The Court of International Trade on Sept. 8 dismissed exporter Pipe & Piling's case against the 2022-23 review of the antidumping duty order on large-diameter welded pipe from Canada for lack of subject-matter jurisdiction. Judge Jane Restani held that Pipe & Piling didn't follow the procedures under the U.S.-Mexico-Canada Agreement, codified in 19 U.S.C. Section 1516a(g)(3)(B), by failing to notify other interested parties of its intent to seek judicial review. Restani said this requirement is jurisdictional based on the "text and structure" and "operation and context" of the statute.
The U.S. Court of Appeals for the Federal Circuit on Sept. 8 upheld the Commerce Department's decision to use adverse facts available against respondent Corinth Pipeworks Pipe Industry in the 2019-20 review of the antidumping duty order on large diameter welded pipe from Greece. Judges Jimmie Reyna, Richard Taranto and Leonard Stark held that Commerce reasonably found that Corinth failed to cooperate to the best of its ability in the review by not remedying deficiencies in its submitted cost reconciliation. The court added that the agency wasn't required to provide the respondent with an opportunity to comment on Commerce's analysis that led to the conclusion that Corinth's reported costs didn't reconcile with its financial accounting system. The opportunity to comment only applies to information submitted by interested parties, not Commerce's internal findings.
In a decision made public Sep. 5, Court of International Trade Judge Lisa Wang determined that exporter BASF Corp.’s product, Betatene, had been properly classified under Harmonized Tariff Schedule heading 2106 as a "dietary supplement," dismissing the exporter’s claim it should have fallen under heading 2936 as a general-use “provitamin.” She said the product isn’t suited for general use.
The Court of International Trade on Sept. 5 said the Commerce Department unlawfully rescinded the antidumping and countervailing duty reviews on wood molding and millwork products from China for exporters China Cornici and RaoPing HongRong Handicrafts. Judge Jane Restani said the agency can't rescind AD/CVD reviews "solely due to a lack of suspended entries" under its regulations. While China Cornici and RaoPing initially mislabeled their entries, the record shows the companies took steps to pay the required duties. Commerce can't just rely on "mislabeled paperwork" in rescinding AD/CVD reviews for exporters and must consider other "important" information, such as prior disclosures and deposits of duties, the court said.
The U.S. Court of Appeals for the Federal Circuit on Aug. 29 said the president doesn't have unlimited tariff authority under the International Emergency Economic Powers Act. Seven of the court's 11 total justices presiding over the case affirmed the Court of International Trade's conclusion that President Donald Trump's reciprocal tariffs and tariffs on China, Canada and Mexico meant to combat the flow of fentanyl exceed the president's authority under IEEPA.

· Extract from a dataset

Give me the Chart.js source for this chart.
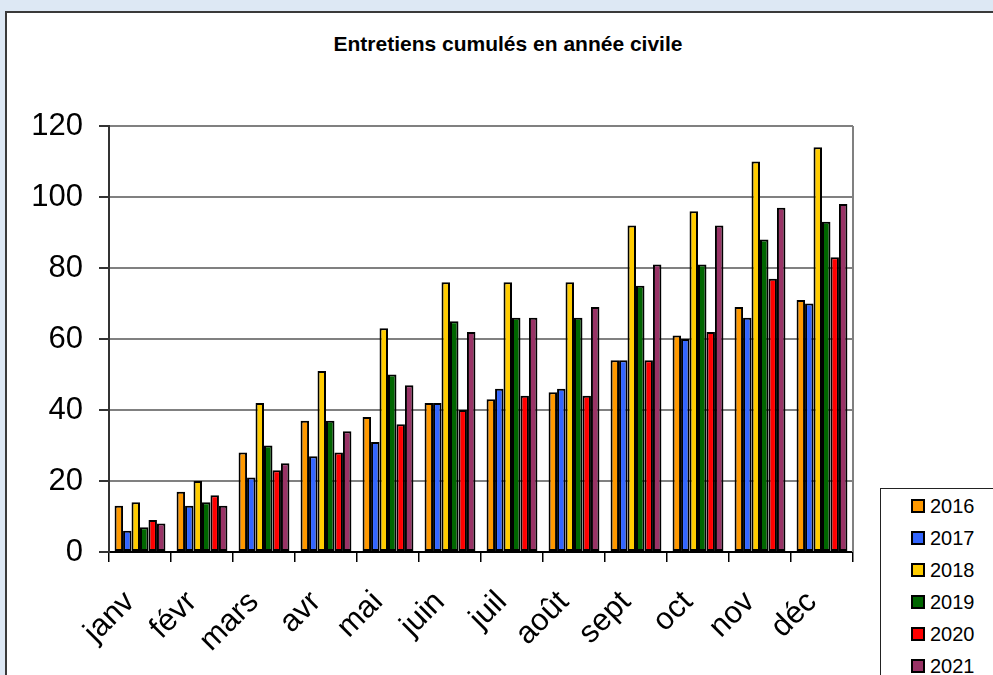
<!DOCTYPE html>
<html>
<head>
<meta charset="utf-8">
<script src="https://cdn.jsdelivr.net/npm/chart.js@4"></script>
<style>
  html, body { margin:0; padding:0; }
  body { width:993px; height:675px; background:#dde8f4; position:relative; overflow:hidden; font-family:'Liberation Sans', Arial, sans-serif; }
  #panel { position:absolute; left:5px; top:11px; width:1100px; height:800px; background:#fff; border:2px solid #3a3a3a; box-sizing:border-box; }
  #title { position:absolute; left:0; width:1016px; top:32px; text-align:center; font-weight:bold; font-size:21px; color:#000; }
  #wrap { position:absolute; left:0; top:0; width:993px; height:675px; }
  #legend { position:absolute; left:880px; top:488px; width:200px; height:300px; border:1.5px solid #222; background:#fff; box-sizing:border-box; }
  .item { position:absolute; left:30px; height:24px; font-size:20px; line-height:24px; color:#000; }
  .sw { display:inline-block; width:14px; height:14px; border:2px solid #000; box-sizing:border-box; vertical-align:middle; margin-right:5px; position:relative; top:-2px; }
</style>
</head>
<body>
<div id="panel"></div>
<div id="title">Entretiens cumulés en année civile</div>
<div id="wrap"><canvas id="c" width="993" height="675"></canvas></div>
<div id="legend"></div>
<script>
const months = ['janv','févr','mars','avr','mai','juin','juil','août','sept','oct','nov','déc'];
const seriesNames = ['2016','2017','2018','2019','2020','2021'];
const seriesColors = ['#FF9900','#3366FF','#FFCC00','#006600','#FF0000','#993366'];
const v2016 = [13,17,28,37,38,42,43,45,54,61,69,71];
const v2017 = [6,13,21,27,31,42,46,46,54,60,66,70];
const v2018 = [14,20,42,51,63,76,76,76,92,96,110,114];
const v2019 = [7,14,30,37,50,65,66,66,75,81,88,93];
const v2020 = [9,16,23,28,36,40,44,44,54,62,77,83];
const v2021 = [8,13,25,34,47,62,66,69,81,92,97,98];
const yTicks = [0,20,40,60,80,100,120];
const seriesValues = [v2016,v2017,v2018,v2019,v2020,v2021];

const datasets = seriesNames.map((n,i)=>({
  label:n, data:seriesValues[i], backgroundColor:seriesColors[i],
  borderColor:'#000', borderWidth:2, borderSkipped:false,
  categoryPercentage:0.82, barPercentage:1.0
}));

// HTML legend
const lg = document.getElementById('legend');
seriesNames.forEach((n,i)=>{
  const d = document.createElement('div');
  d.className='item';
  d.style.top = (5 + i*32) + 'px';
  d.innerHTML = '<span class="sw" style="background:'+seriesColors[i]+'"></span>'+n;
  lg.appendChild(d);
});

const frame = {
  id:'frame',
  afterDraw(chart){
    const {ctx, chartArea:a} = chart;
    ctx.save();
    ctx.strokeStyle='#808080'; ctx.lineWidth=2;
    ctx.beginPath(); ctx.moveTo(a.right, a.top); ctx.lineTo(a.right, a.bottom); ctx.stroke();
    ctx.restore();
  }
};

new Chart(document.getElementById('c'), {
  type:'bar',
  data:{ labels:months, datasets },
  plugins:[frame],
  options:{
    responsive:false, animation:false,
    layout:{ padding:{ left:0, top:126, right:140, bottom:0 } },
    plugins:{ legend:{display:false}, title:{display:false}, tooltip:{enabled:false} },
    scales:{
      x:{
        grid:{ offset:true, drawOnChartArea:false, tickLength:10, color:'#000', lineWidth:1.5 },
        border:{ color:'#000', width:2 },
        ticks:{ color:'#000', font:{ family:"'Liberation Sans', Arial", size:31 }, minRotation:45, maxRotation:45, padding:22, labelOffset:-10 },
        afterFit(s){ s.height = 123; }
      },
      y:{
        min:0, max:120,
        afterBuildTicks(s){ s.ticks = yTicks.map(v=>({value:v})); },
        grid:{ color:'#808080', lineWidth:2, tickLength:10, tickColor:'#333' },
        border:{ color:'#333', width:2 },
        ticks:{ color:'#000', font:{ family:"'Liberation Sans', Arial", size:31 }, padding:16 },
        afterFit(s){ s.width = 109; }
      }
    }
  }
});
</script>
</body>
</html>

The Court of International Trade, in a decision made public Aug. 29, sustained the Commerce Department's 2021 review of the countervailing duty order on new pneumatic off-the-road tires from India. Judge Mark Barnett said Commerce permissibly found that no benefit was conferred through India's Advance Authorization Scheme, which is akin to an advance drawback system. Commerce countervails the withheld import duties under this scheme unless the foreign government has an "effective, systemic process for verifying the use of such exempted inputs or has carried out an examination of actual inputs to verify their use." The judge said the record supports the agency's finding that the Indian government "conducted an examination of the actual inputs involved" in respondent Balkrishna Industries' production of subject tires to "confirm which inputs were consumed in the production of the exported product and in what quantities."
Assemblies of stationary hydrogen fuel cell generators imported by HyAxiom are classifiable in heading 8405 as producer gas or water generators, not in heading 8479 as machines with functions not specified elsewhere or heading 8503 for parts of electric generators, said Court of International Trade Judge Timothy Stanceu in an Aug. 26 opinion. Finding in favor of the classification put forward by HyAxiom, formerly known as Doosan Fuel Cell America, Stanceu held that the HyAxiom’s “PC50 supermodule,” even though not a functioning machine as imported, has the essential character of a gas-generating machine of heading 8405.